Türkiye'nin belirli bölgelerine aşkınızı biliyoruz, sevdanızı biliyoruz, sadece kendinizi gördüğünüzü, Türkiye'yi kendinizden ibaret varsaydığınızı biliyoruz ama yazıktır; bakın, yazıktır, 21'inci yüzyıl resmi, 21'inci yüzyıl resmini size veriyorum. Gelip burada artık, kayıp kaçak meselesini temcit pilavı gibi sürekli dillendirmeyin. Siz çözemiyorsanız, verin biz çözelim. Teklif ettik, siz çözemiyorsunuz, verin biz çözelim. Çok açık, net teklifimizi yaptık size.

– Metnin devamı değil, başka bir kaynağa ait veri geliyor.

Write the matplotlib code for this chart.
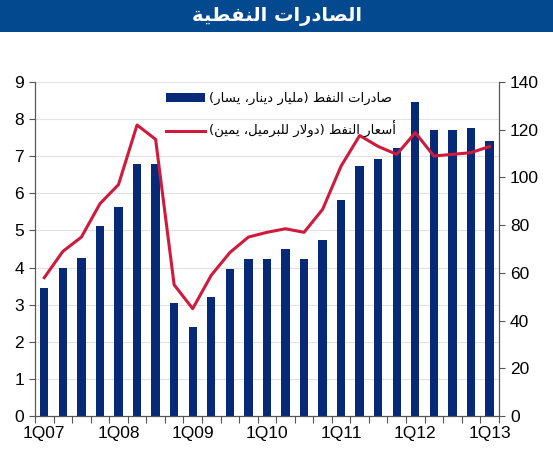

ÖZGÜR ÖZEL (Manisa) - Sıraya geç, ana muhalefet var daha.
ADİL ZOZANİ (Devamla) - Sizin bu yöntemle çözebileceğiniz bir şey yok, ancak ve ancak bazı şirketleri zengin edersiniz. Avrupa Konseyi Yerel Yönetimler Özerklik Şartı gereği nasıl yol yapmayı, sokak, kaldırım düzenlemelerini belediyelere veriyorsanız bu hizmeti de belediyelere verin, belediyeler muhatap olsun. Belediye elektrik üretiyorsa kullanır, sen gidip elektriğini kesmek durumunda kalmazsın. Vatandaş talep ediyorsa elektriğini belediye götürsün, versin, bu hizmeti belediye yapsın. Niye başımızı ağrıtıyorsunuz sürekli?
Şirketlere dönük burada uygulama yapıyorsunuz, düzenleme yapıyorsunuz, ertesi gün "Vay, şirketler batıyor. Şirketleri kurtarmaya dönük ne yapabiliriz?" diye Meclis komisyonlarını toplantıya çağırırsınız. Şu anda yukarıda görüştüğümüz şey de odur. Varsanız, getirin, bu düzenlemeleri bu şekilde yapalım ama yok...
(Mikrofon otomatik cihaz tarafından kapatıldı)
ADİL ZOZANİ (Devamla) -...bunda ısrar ederseniz işte sizin ısrarınızda vatandaş hastanede lüks ışığında tedavi görmek durumunda kalıyor. Yoğun bakımdaki vatandaşlar ne oluyor, onu da varın siz düşünün.